PPC desiludiu, mas provavelmente ainda não se acha suficientemente seguro para enfrentar PSL, ainda conta apoios e isso fê-lo perder a oportunidade de se afirmar. PR, que tanto apregoa a ruptura, não rompeu, anuiu. E JAB nada disse, como se esperava. Claro que, no fim do dia, ouvidos consultores e conselheiros, PPC afirmou ter dúvidas sobre a constitucionalidade da proposta de PSL. Mas não é a mesma coisa! Limitou-se a dizer que «espera no próximo congresso poder alterá-la». Para AB, esta não foi uma “posição muito feliz”, apesar de não a considerar “uma lei da rolha, uma asfixia”, mas não a teria proposto nem a teria votado. «Preferia que o PSD não tivesse aprovado, neste congresso, essa disposição», defendeu acrescentando que «devemos respeitar as opiniões dos outros mesmo que não sejam coincidentes com as nossas». Garantiu ainda que «será, seguramente, subscritor de uma proposta de alteração que vise não penalizar militantes por delito de opinião». PR admitiu que se pudesse «teria votado contra», mas mostrou-se compreensivo, por considerar que os partidos «devem ter regras». PSL, sem norte, afirmou, já no fim do Seu Congresso que a norma, além de ser «constitucional», não é uma «lei da rolha». «Acho que o facto da norma ou este tipo de orientação não existirem prejudicou muito o PPD/PSD nos últimos anos», disse. É uma grande verdade. Se calassem tudo e todos ele ainda hoje seria O Lider.

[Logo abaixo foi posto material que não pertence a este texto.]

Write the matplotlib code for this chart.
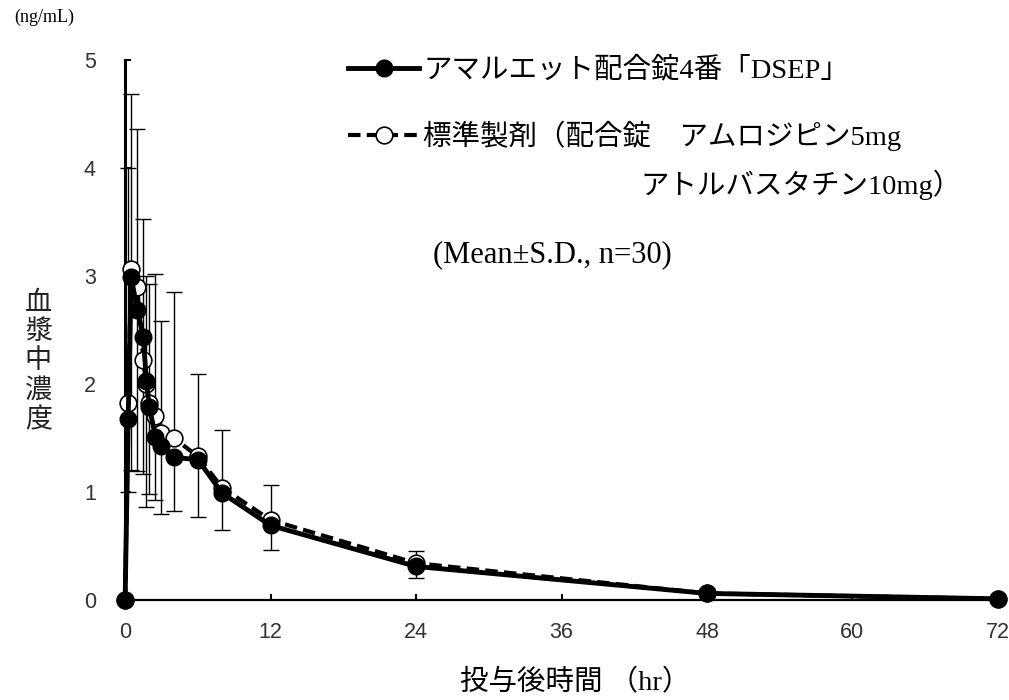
import matplotlib
matplotlib.use("Agg")
import matplotlib.pyplot as plt
import numpy as np

# time after dose (hr)
time_hr = [0, 0.25, 0.5, 1, 1.5, 1.75, 2, 2.5, 3, 4, 6, 8, 12, 24, 48, 72]

# アマルエット配合錠4番「DSEP」 (mean, lower S.D.)
test_mean = [0, 1.68, 2.99, 2.69, 2.44, 2.03, 1.79, 1.51, 1.43, 1.32, 1.30, 0.99, 0.69, 0.31, 0.06, 0.01]
test_sd = [0, 0.68, 1.79, 1.50, 1.27, 1.17, 0.81, 0.58, 0.63, 0.50, 0.53, 0.34, 0.23, 0.11, 0.03, 0]

# 標準製剤 (mean, upper S.D.)
ref_mean = [0, 1.82, 3.07, 2.90, 2.22, 2.00, 1.82, 1.70, 1.55, 1.50, 1.33, 1.04, 0.74, 0.34, 0.06, 0.01]
ref_sd = [0, 2.18, 1.62, 1.46, 1.31, 1.00, 1.11, 1.32, 1.03, 1.35, 0.76, 0.53, 0.32, 0.11, 0.04, 0]

x_ticks = [0, 12, 24, 36, 48, 60, 72]
y_ticks = [0, 1, 2, 3, 4, 5]

jp = ['Liberation Serif', 'Noto Sans CJK JP']

fig = plt.figure(figsize=(10.09, 7.0), dpi=100)
ax = fig.add_axes([0.124, 0.143, 0.865, 0.771])

zeros = np.zeros(len(time_hr))
ax.errorbar(time_hr, ref_mean, yerr=[zeros, ref_sd], fmt='none', ecolor='black',
            elinewidth=1, capsize=6, capthick=1, zorder=2, clip_on=False)
ax.errorbar(time_hr, test_mean, yerr=[test_sd, zeros], fmt='none', ecolor='black',
            elinewidth=1, capsize=6, capthick=1, zorder=2, clip_on=False)

h_ref, = ax.plot(time_hr, ref_mean, color='black', lw=3, dashes=(3, 1.5),
                 marker='o', ms=12, mfc='white', mec='black', mew=1.2,
                 zorder=3, clip_on=False)
h_test, = ax.plot(time_hr, test_mean, color='black', lw=3.5,
                  marker='o', ms=12, mfc='black', mec='black',
                  zorder=4, clip_on=False)

ax.set_xlim(0, 72)
ax.set_ylim(0, 5)
ax.set_xticks(x_ticks)
ax.set_yticks(y_ticks)
for s in ['top', 'right']:
    ax.spines[s].set_visible(False)
ax.spines['left'].set_linewidth(2.2)
ax.spines['bottom'].set_linewidth(1.6)
ax.tick_params(axis='both', direction='in', length=4, width=1.5,
               labelsize=15.5, labelcolor='#333333')
ax.tick_params(axis='y', pad=21)
ax.tick_params(axis='x', pad=16)
for lab in ax.get_xticklabels() + ax.get_yticklabels():
    lab.set_family('Liberation Sans')

leg = ax.legend([h_test, h_ref],
                ['アマルエット配合錠4番「DSEP」', '標準製剤（配合錠　アムロジピン5mg'],
                loc='upper left', bbox_to_anchor=(348 / 1009, 1 - 57 / 700),
                bbox_transform=fig.transFigure, frameon=False,
                prop={'family': jp, 'size': 20.5}, handlelength=2.5,
                handletextpad=0.15, labelspacing=1.3, borderpad=0,
                borderaxespad=0, numpoints=1)

fig.text(962 / 1009, 1 - 185 / 700, 'アトルバスタチン10mg）', family=jp, fontsize=20.5,
         ha='right', va='center')
fig.text(433 / 1009, 1 - 255 / 700, '(Mean±S.D., n=30)', family=jp, fontsize=22,
         ha='left', va='center')

fig.text(0.014, 0.975, '(ng/mL)', family='Liberation Serif', fontsize=13,
         ha='left', va='center')
fig.text(0.038, 0.483, '血\n漿\n中\n濃\n度', family=jp, fontsize=19.5, color='#222222',
         ha='center', va='center', linespacing=1.22)
fig.text(0.57, 0.024, '投与後時間 （hr）', family=jp, fontsize=20.5,
         ha='center', va='center')

fig.savefig('out.png', dpi=100)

O PS, aproveitando os desastres do PSD/PSL e o enorme sentido de inoportunidade da proposta, criticou esta proposta de alteração aos seus estatutos de cariz «estalinista» e o PSD de impor na sua organização interna um clima de «claustrofobia democrática». «Fiquei incrédulo e estupefacto quando tomei conhecimento dessa alteração estatutária. A confirmar-se essa alteração estatutária, quase 36 anos após o 25 de Abril de 1974, estaremos perante uma verdadeira lei da rolha, uma lei estalinista implementada por um partido democrático», afirmou Vitalino Canas. Este membro do Secretariado Nacional do PS considera que a alteração estatutária dos sociais-democratas «é insólita» e «é possível que nem sequer exista em outros partidos». «No PS não existe isso, nem existirá e, se alguém quisesse que existisse, muitos de nós lutaríamos contra uma norma estatutária com essa natureza», referiu. E rematou a Rangel que, em Bruxelas, tanto criticou o clima de «claustrofobia democrática» alegadamente existente em Portugal. «Nos últimos tempos o PSD tem vindo a sustentar que há claustrofobia democrática. Mas afinal a claustrofobia democrática existe dentro do PSD e não do país», afirmou.
Diria mais, qualquer partido se pode ver confrontado com supostos democratas com alma de Censores Régios, é uma vicissitude de ninguém ser perfeito. Mas, concorde-se, que quem ganha com isto são os seus adversários. Que partido merece ter no seu seio quem saia a público assumir estas aleivosias anti-democráticas? Retira-se aos adversários o trabalho de descobrir quem são, na casa dos outros, as faces ocultas. Pura e simplesmente porque a insanidade mental é tanta e o egocentrismo ainda maior que tais faces não resistem à tentação de se exibir e revelar. A olho nú se vê que o rei esteve sempre nú.